Thurston Moore Demolished Thoughts Review

Album. Released 2011.  

BBC Review

Whatever the sound of his records, the punk inside Moore still lives.

Martin Aston 2011

Given Sonic Youth’s epic 30-year catalogue and his own splurges of mostly improv- and/or noise-based collaborations, you wouldn’t expect Mr Kim Gordon to pick up an acoustic guitar and go all third Velvet Underground album on us. But Moore’s preceding solo album, 2007’s Trees Outside the Academy, contained a handful of dreamy odes, which Demolished Thoughts expands from delicate beginning to serene end. Don’t let its wired and desperate title fool you.

Weirdly, Demolished Thoughts is also the name of Moore’s ‘supergroup’ project with Dinosaur Jr.’s J Mascis and Andrew W.K.; and talking of Moore’s pal and fellow Northampton, Massachusetts resident and heavenly rock god Mascis, he’s just released an acoustic album, too: Several Shades of Why. But if Mascis’ record still resembles prototype Dinosaur Jr. demos, Moore’s album sounds quite removed from Sonic Youth. In part, that’s down to the album’s producer, one Beck Hansen, whose own exquisite Sea Change album of 2002 had similar overtones of Nick Drake’s rustic beauty and autumnal colours, amplified by violinist Samara Lubelski (note how the escalating violin scales of Blood Never Lies echoes Sea Change’s Lonesome Tears). There’s also occasional harp by Mary Lattimore and bass/percussion timbres. But mostly it’s Thurston and his gentle demolished thoughts.

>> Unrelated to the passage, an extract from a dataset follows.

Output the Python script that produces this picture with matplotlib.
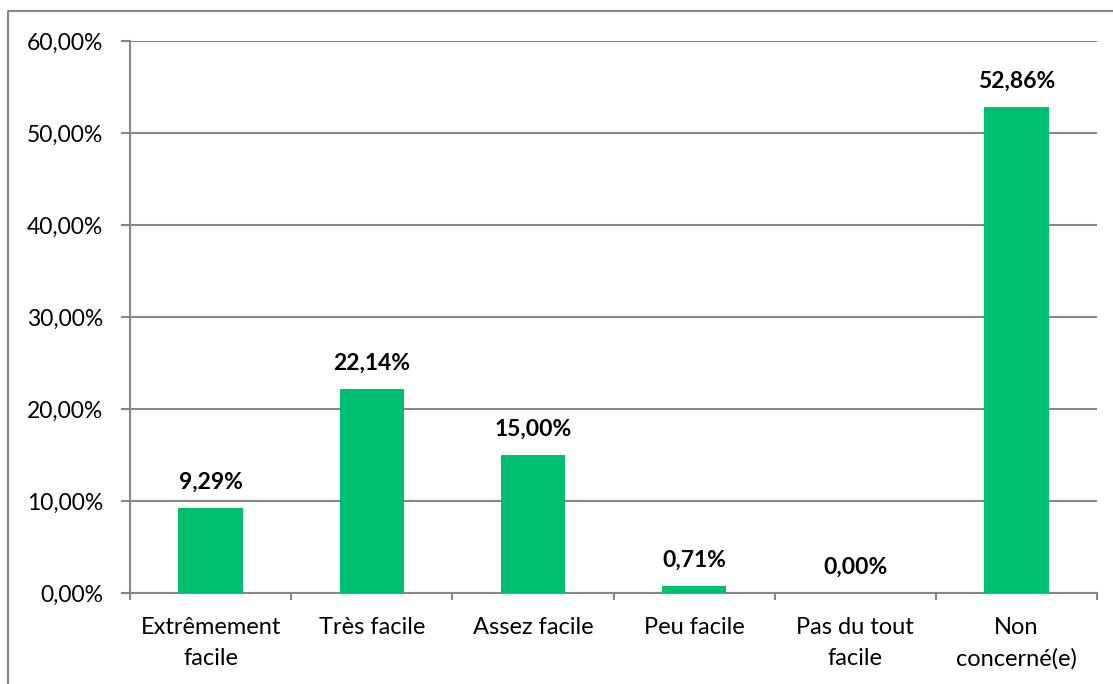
import numpy as np
import matplotlib.pyplot as plt
from matplotlib.lines import Line2D
from matplotlib.ticker import FuncFormatter, MultipleLocator

categories = ["Extrêmement\nfacile", "Très facile", "Assez facile", "Peu facile",
              "Pas du tout\nfacile", "Non\nconcerné(e)"]
values = [9.29, 22.14, 15.00, 0.71, 0.00, 52.86]

green = "#00BF6F"
grey = "#868686"

plt.rcParams['font.family'] = ['Lato', 'DejaVu Sans']

fig = plt.figure(figsize=(11.13, 6.84), dpi=100)
ax = fig.add_axes([130/1113, 1-593/684, (1097-130)/1113, (593-41)/684])

x = np.arange(len(values))
ax.bar(x, values, width=0.4, color=green, zorder=3)
for xi, v in zip(x, values):
    ax.annotate(f"{v:.2f}%".replace(".", ","), (xi, v), xytext=(0, 11),
                textcoords="offset points", ha="center", va="bottom",
                fontsize=16.5, fontweight="bold")

ax.set_xlim(-0.5, len(values) - 0.5)
ax.set_ylim(0, 60)
ax.yaxis.set_major_locator(MultipleLocator(10))
ax.yaxis.set_major_formatter(FuncFormatter(lambda v, p: f"{v:.2f}%".replace(".", ",")))
ax.grid(axis="y", color=grey, linewidth=1.5, zorder=0)

ax.set_xticks(x)
ax.set_xticklabels(categories, fontsize=17, linespacing=1.6)
ax.tick_params(axis="x", length=0, pad=17)
ax.set_xticks(np.arange(-0.5, len(values)), minor=True)
ax.tick_params(axis="x", which="minor", length=5, width=1.5, color=grey, direction="out")
ax.tick_params(axis="y", length=6.5, width=1.5, color=grey, labelsize=16.5, pad=13)

for s in ["top", "right"]:
    ax.spines[s].set_visible(False)
for s in ["left", "bottom"]:
    ax.spines[s].set_color(grey)
    ax.spines[s].set_linewidth(1.5)

# outer chart frame (cropped)
bx, by = 8/1113, 1-11/684
fig.add_artist(Line2D([bx, bx, 1], [0, by, by], transform=fig.transFigure,
                      color=grey, linewidth=1.5))

fig.savefig("out.png", dpi=100)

That said, the mood is anything but Drake-style depressed resignation or even Sea Change’s relationship meltdown. Moore’s breathy vocals and lyrical agenda come from a more accepting place – a reflection of middle age with plenty of life left (spring, not autumn). Given how many projects Moore still contributes to, that’s pretty much a given. Here, he builds his tender tunes on swathes of acoustic thrumming, in mesmerising and nuanced patterns, often at length (nine songs average out at five minutes plus), with more British hallmarks (the acoustic mastery of John Renbourn, Martin Carthy and Michael Chapman). There are expected ruminations – Orchard Street (the sole up-tempo strummer) looks back at New York City, where Moore arrived in 1976, full of young poetic punk dreams and a fantasy of marrying Patti Smith. And then there’s the unexpected – Benediction hints at religious faith.

There are only subtle shifts between Moore’s songs and Beck’s airy arrangements, but that’s hardly a criticism since this mood piece sucks you in. In a career of benchmark highs, he’s made yet another; and by doing the unexpected, it shows that whatever the sound of his records, the punk inside Moore still lives.